Experts are in Nairobi this week to discuss creating an early warning system to alert authorities across continents about bird migration patterns.

They say such warnings could help prevent the spread of diseases, such as a deadly strain of avian flu, which has claimed the lives of millions of birds and at least 60 people in Asia. The virus has been found recently in Turkey, Russia and Romania, and experts believe migratory birds are carrying the virus and infecting local poultry populations.

Marco Barbieri, scientific and technical officer with the Convention on the Conservation of Migratory Species and Wild Animals, outlines the benefits of creating such a system.

"The system basically aims at knowing in detail, in advance, the migratory path of the species that might be involved," he said. "This is what would allow sufficiently accurate risk assessment. It would even be more helpful in case of an outbreak."

Mr. Barbieri says the early warning system would involve compiling information, including detailed maps of the migration patterns of individual species of birds. He says there is considerable information available, but it is scattered in different institutions and research centers.

The initiative comes in the wake of the outbreak of the deadly H5N1 avian flu virus in Southeast Asia, where millions of birds have been killed to prevent the spread of the virus. But experts say killing birds is not the solution to stopping the spread of the virus.

"We are opposed to any notion of culling of wild birds in response to this. That's not a realistic way of dealing with the risk," said Jim Knight, the British biodiversity minister. "It's about separation of infected wild birds, if that is the transmission route from poultry."

The experts say, although avian flu has not come to Africa, it would be more difficult to contain, because bird populations there are more scattered.
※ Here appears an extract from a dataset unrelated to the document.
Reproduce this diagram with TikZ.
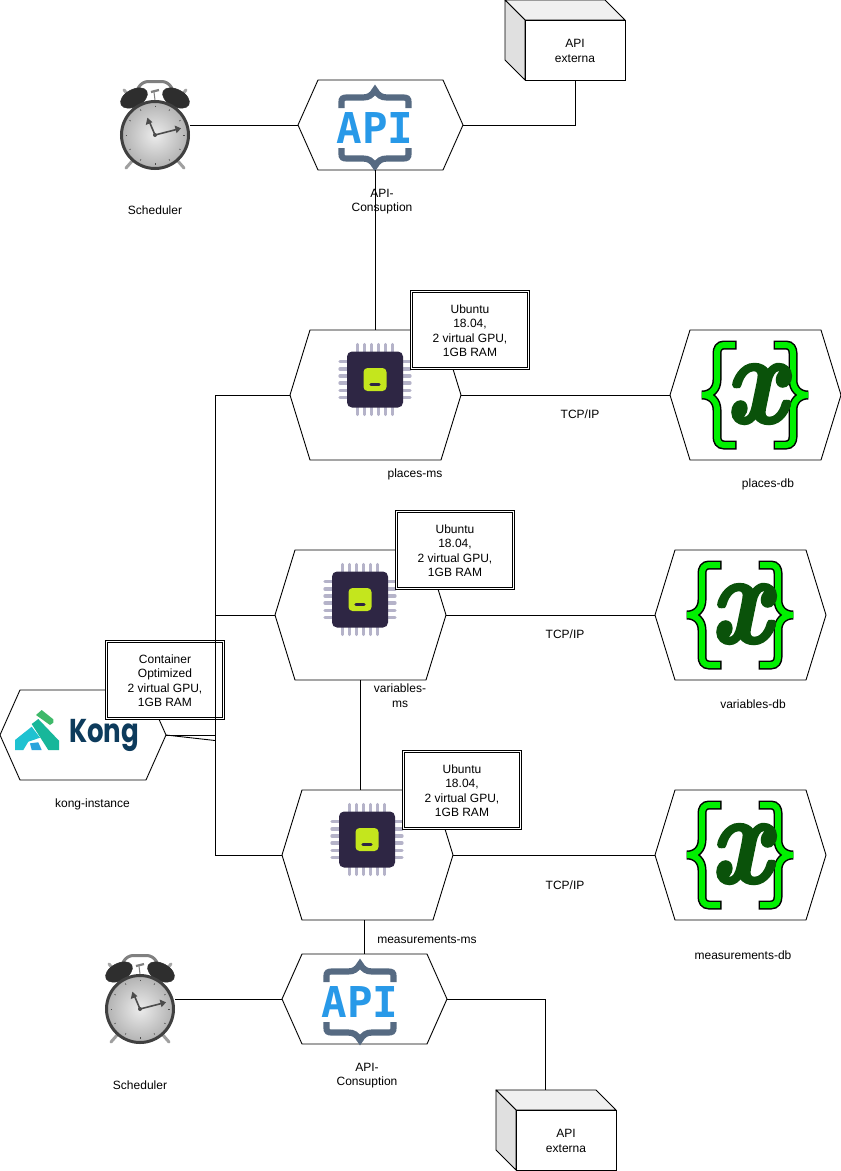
\documentclass[tikz,border=0pt]{standalone}
\usepackage{graphicx}
\usepackage{fontspec}
\setmainfont{Liberation Sans}
\newfontfamily\apifont{DejaVu Sans Mono}
\newfontfamily\xfont{Latin Modern Roman}[FakeBold=3]
\newfontfamily\kongfont{Poppins}
\definecolor{braceblue}{HTML}{566A82}
\definecolor{apiblue}{HTML}{2899E8}
\definecolor{chipdark}{HTML}{2E2644}
\definecolor{chippin}{HTML}{B5B3C9}
\definecolor{chipgreen}{HTML}{C4E61D}
\definecolor{xgreen}{HTML}{0A520A}
\definecolor{bracegreen}{HTML}{00F000}
\definecolor{kongnavy}{HTML}{0D3B5C}
\definecolor{kgreen}{HTML}{3FB96A}
\definecolor{kteal}{HTML}{17B79A}
\definecolor{kcyan}{HTML}{1FC2D1}
\definecolor{kblue}{HTML}{2AA4DC}
\tikzset{
  conn/.style={draw=black,line width=0.9pt},
  hexline/.style={draw=black,line width=0.9pt,fill=white,line join=miter},
  anchorbox/.style={rectangle,inner sep=0pt,outer sep=0pt},
  lbl/.style={inner sep=0pt,align=center,yshift=-0.7pt,font=\fontsize{12}{14.6}\selectfont},
  specbox/.style={rectangle,draw=black,fill=white,double=white,double distance=1.1pt,line width=0.9pt,
    minimum width=117pt,minimum height=77pt,inner sep=0pt},
  extfront/.style={rectangle,draw=black,fill=white,line width=0.9pt,minimum width=100pt,minimum height=60pt,inner sep=0pt},
}
% name, cx, cy, w, h, inset
\newcommand{\hexat}[6]{%
  \node[anchorbox,minimum width=#4pt,minimum height=#5pt] (#1) at (#2,#3) {};
  \draw[hexline] (#1.west) -- ([xshift=#6pt]#1.north west) -- ([xshift=-#6pt]#1.north east)
    -- (#1.east) -- ([xshift=-#6pt]#1.south east) -- ([xshift=#6pt]#1.south west) -- cycle;
}
\newcommand{\specat}[4]{%
  \node[specbox] (#1) at (#2,#3) {};
  \node[lbl] (#1Text) at (#1.center) {#4};
}
\newcommand{\clockat}[3]{%
  \node[anchorbox,minimum width=70pt,minimum height=90pt] (#1) at (#2,#3) {};
  \begin{scope}[shift={(#2,#3)}]
    \draw[gray!70,line width=3pt,line cap=round] (-24,-27) -- (-31,-35);
    \draw[gray!70,line width=3pt,line cap=round] (24,-27) -- (31,-35);
    \draw[gray,line width=3pt,rounded corners=6pt] (-20,-31) -- (-13,-43.5) -- (13,-43.5) -- (20,-31);
    \draw[gray,line width=1pt] (0,-25) -- (-1,-33);
    \draw[gray,line width=2.2pt] (-4,-33) -- (4,-35);
    \draw[black!82,fill=black!82,line width=0.6pt] (-21,-27) ellipse [x radius=14.5,y radius=8.5,rotate=28];
    \draw[black!82,fill=black!82,line width=0.6pt] (21,-27) ellipse [x radius=14.5,y radius=8.5,rotate=-28];
    \draw[gray!75,line width=3pt,line cap=round] (-22,35) -- (-29,43);
    \draw[gray!75,line width=3pt,line cap=round] (22,35) -- (29,43);
    \shade[inner color=gray!15,outer color=gray!60] (0,10) circle [radius=33];
    \draw[black!75,line width=3pt] (0,10) circle [radius=33.5];
    \foreach \a in {0,30,...,330} {
      \draw[black!70,line width=0.6pt] ({29.5*cos(\a)},{10+29.5*sin(\a)}) -- ({28*cos(\a)},{10+28*sin(\a)});
    }
    \draw[black!70,line width=1.6pt] (0,10) -- (-5.5,-3);
    \fill[black!70] (-7.6,-7.3) -- (-9.2,0) -- (-2.6,-2.8) -- cycle;
    \draw[black!70,line width=1.6pt] (0,10) -- (21,4.6);
    \fill[black!70] (26,3.3) -- (19.6,0.5) -- (21.6,8.2) -- cycle;
    \fill[black!70] (0,10) circle [radius=2];
  \end{scope}
}
\newcommand{\apilogo}[2]{%
  \begin{scope}[shift={(#1,#2)}]
    \foreach \s in {1,-1} {
      \begin{scope}[yscale=\s]
      \draw[braceblue,line width=6.2pt] (-33.5,-20) -- (-33.5,-26) .. controls (-33.5,-29.5) and (-32,-30.5) .. (-28,-30.5)
        -- (-12,-30.5) .. controls (-6,-30.5) and (-3,-33) .. (0,-38) .. controls (3,-33) and (6,-30.5) .. (12,-30.5)
        -- (28,-30.5) .. controls (32,-30.5) and (33.5,-29.5) .. (33.5,-26) -- (33.5,-20);
      \end{scope}
    }
    \node[inner sep=0pt,text=apiblue] at (0,0) {\fontsize{42.5}{42.5}\selectfont\apifont\bfseries API};
  \end{scope}
}
\newcommand{\chipat}[2]{%
  \begin{scope}[shift={(#1,#2)}]
    \foreach \p in {-17.75,-10.65,-3.55,3.55,10.65,17.75} {
      \draw[chippin,line width=3.3pt,line cap=round] (\p,-35) -- (\p,35);
      \draw[chippin,line width=3.3pt,line cap=round] (-35,\p) -- (35,\p);
    }
    \fill[chipdark,rounded corners=5pt] (-28,-28) rectangle (28,28);
    \fill[chipgreen,rounded corners=4pt] (-11.5,-11.5) rectangle (11.5,11.5);
    \draw[chipdark,line width=3pt,line cap=round] (-4.2,4.5) -- (4.2,4.5);
  \end{scope}
}
\newcommand{\curlyx}[2]{%
  \begin{scope}[shift={(#1,#2)}]
    \foreach \s in {1,-1} {
      \begin{scope}[xscale=\s]
      \draw[black,line width=9pt,line cap=rect,line join=miter] (-23,-50) -- (-31,-50) .. controls (-36,-50) and (-38,-46) .. (-38,-42)
        -- (-38,-15) .. controls (-38,-6) and (-44,0) .. (-53,0) .. controls (-44,0) and (-38,6) .. (-38,15) -- (-38,42)
        .. controls (-38,46) and (-36,50) .. (-31,50) -- (-23,50);
      \draw[bracegreen,line width=6pt,line cap=rect,line join=miter] (-23,-50) -- (-31,-50) .. controls (-36,-50) and (-38,-46) .. (-38,-42)
        -- (-38,-15) .. controls (-38,-6) and (-44,0) .. (-53,0) .. controls (-44,0) and (-38,6) .. (-38,15) -- (-38,42)
        .. controls (-38,46) and (-36,50) .. (-31,50) -- (-23,50);
      \end{scope}
    }
    \node[inner sep=0pt,text=xgreen] at (0.7,-1) {\scalebox{0.86}[1.02]{\fontsize{125}{125}\selectfont\xfont\bfseries\itshape x}};
  \end{scope}
}
\newcommand{\extbox}[5]{% name, cx, cy, line1, line2
  \begin{scope}[shift={(#2,#3)}]
    \draw[fill=black!6,line width=0.9pt,line join=round] (-50,-30) -- (-70,-50) -- (30,-50) -- (50,-30) -- cycle;
    \draw[fill=black!12,line width=0.9pt,line join=round] (-50,-30) -- (-70,-50) -- (-70,10) -- (-50,30) -- cycle;
  \end{scope}
  \node[extfront] (#1) at (#2,#3) {};
  \node[lbl] (#1Text) at (#1.center) {#4\\#5};
}
\begin{document}
\begin{tikzpicture}[x=1pt,y=-1pt]
\useasboundingbox (0,0) rectangle (841,1171);
\fill[white] (0,0) rectangle (841,1171);

% top row
\clockat{clockTop}{155}{125}
\hexat{apiTop}{380.5}{125}{165}{90}{20}
\apilogo{375}{128}
\extbox{extTop}{575}{50}{API}{externa}

% services
\hexat{places}{375.5}{395}{171}{130}{20}
\chipat{375}{379.5}
\hexat{placesDb}{755.5}{395}{171}{130}{20}
\curlyx{755}{395}
\hexat{variables}{360.5}{615}{171}{130}{20}
\chipat{360}{599.5}
\hexat{variablesDb}{740.5}{615}{171}{130}{20}
\curlyx{740}{615}
\hexat{meas}{367.5}{855}{171}{130}{20}
\chipat{367}{839.5}
\hexat{measDb}{740.5}{855}{171}{130}{20}
\curlyx{740}{855}

% kong
\hexat{kong}{83}{735}{166}{90}{20}
\fill[kgreen] (36,715) -- (41.7,710) -- (53.3,719.3) -- (53.3,722.7) -- (50,725) -- cycle;
\fill[kteal] (31.7,724) -- (38.3,719) -- (59,740.7) -- (59,750) -- (48.3,750) -- cycle;
\fill[kcyan] (15,740) -- (31.7,726.7) -- (40,737.7) -- (28.3,741.7) -- (23.3,750) -- (15,750) -- cycle;
\fill[kblue] (30,743.3) -- (38.3,742.3) -- (41.7,750) -- (31.7,750) -- cycle;
\node[inner sep=0pt,anchor=base west,text=kongnavy] (kongText) at (69,742) {\scalebox{0.79}[1]{\fontsize{33}{33}\selectfont\kongfont\bfseries Kong}};

% bottom row
\clockat{clockBot}{140}{999}
\hexat{apiBot}{364.5}{999}{165}{90}{20}
\apilogo{360}{1002}
\extbox{extBot}{566}{1140}{API}{externa}

% spec boxes
\specat{specPlaces}{470}{330}{Ubuntu\\18.04,\\2 virtual GPU,\\1GB RAM}
\specat{specVariables}{455}{550}{Ubuntu\\18.04,\\2 virtual GPU,\\1GB RAM}
\specat{specMeas}{462}{790}{Ubuntu\\18.04,\\2 virtual GPU,\\1GB RAM}
\specat{specKong}{165}{680}{Container\\Optimized\\2 virtual GPU,\\1GB RAM}

% connector ends
\coordinate (busTop) at (215,395);
\coordinate (busBot) at (215,855);
\coordinate (busKongA) at (215,735);
\coordinate (busKongB) at (215,740.5);
\coordinate (extBotTop) at (545,1090);

% connectors
\draw[conn] (clockTop.east) -- (apiTop.west);
\draw[conn] (apiTop.east) -| (extTop.south);
\draw[conn] (apiTop.south -| places.north) -- (places.north);
\draw[conn] (places.west) -- (busTop) -- (busBot) -- (meas.west);
\draw[conn] (variables.west) -- (variables.west -| busTop);
\draw[conn] (kong.east) -- (busKongA);
\draw[conn] (kong.east) -- (busKongB);
\draw[conn] (places.east) -- (placesDb.west);
\draw[conn] (variables.east) -- (variablesDb.west);
\draw[conn] (meas.east) -- (measDb.west);
\draw[conn] (variables.south) -- (variables.south |- meas.north);
\draw[conn] (apiBot.north |- meas.south) -- (apiBot.north);
\draw[conn] (clockBot.east) -- (apiBot.west);
\draw[conn] (apiBot.east) -| (extBotTop);

% labels
\node[lbl] (lblSchedTop) at (155,210) {Scheduler};
\node[lbl] (lblApiTop) at (382,201) {API-\\Consuption};
\node[lbl] (lblPlaces) at (415,474) {places-ms};
\node[lbl] (lblPlacesDb) at (768,484) {places-db};
\node[lbl] (lblTcpA) at (580,414) {TCP/IP};
\node[lbl] (lblVariables) at (400,695) {variables-\\ms};
\node[lbl] (lblVariablesDb) at (753,704) {variables-db};
\node[lbl] (lblTcpB) at (565,634) {TCP/IP};
\node[lbl] (lblKong) at (92.5,804) {kong-instance};
\node[lbl] (lblMeas) at (427,939) {measurements-ms};
\node[lbl] (lblMeasDb) at (743,954) {measurements-db};
\node[lbl] (lblTcpC) at (565,884) {TCP/IP};
\node[lbl] (lblSchedBot) at (140,1084) {Scheduler};
\node[lbl] (lblApiBot) at (367,1075) {API-\\Consuption};
\end{tikzpicture}
\end{document}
"The situation in Africa is a bit different from the other continents like, for example, Asia, where you have big concentrations of poultry. We dont have it in Africa," noted Bert Lenten, executive secretary for the Agreement on the Conservation of African-Eurasian Migratory Waterbirds. "That makes it much more complicated in Africa, because, if the outbreak takes place in smaller groups of poultry, it's much more difficult to control it."

The participants, drawn from Wetlands International, Birdlife International, the U.N. Enviornmental Protection Agency and International Wildlife, among others, will spend the week discussing the details of implementing an early warning pilot program, initially funded by the United Nations.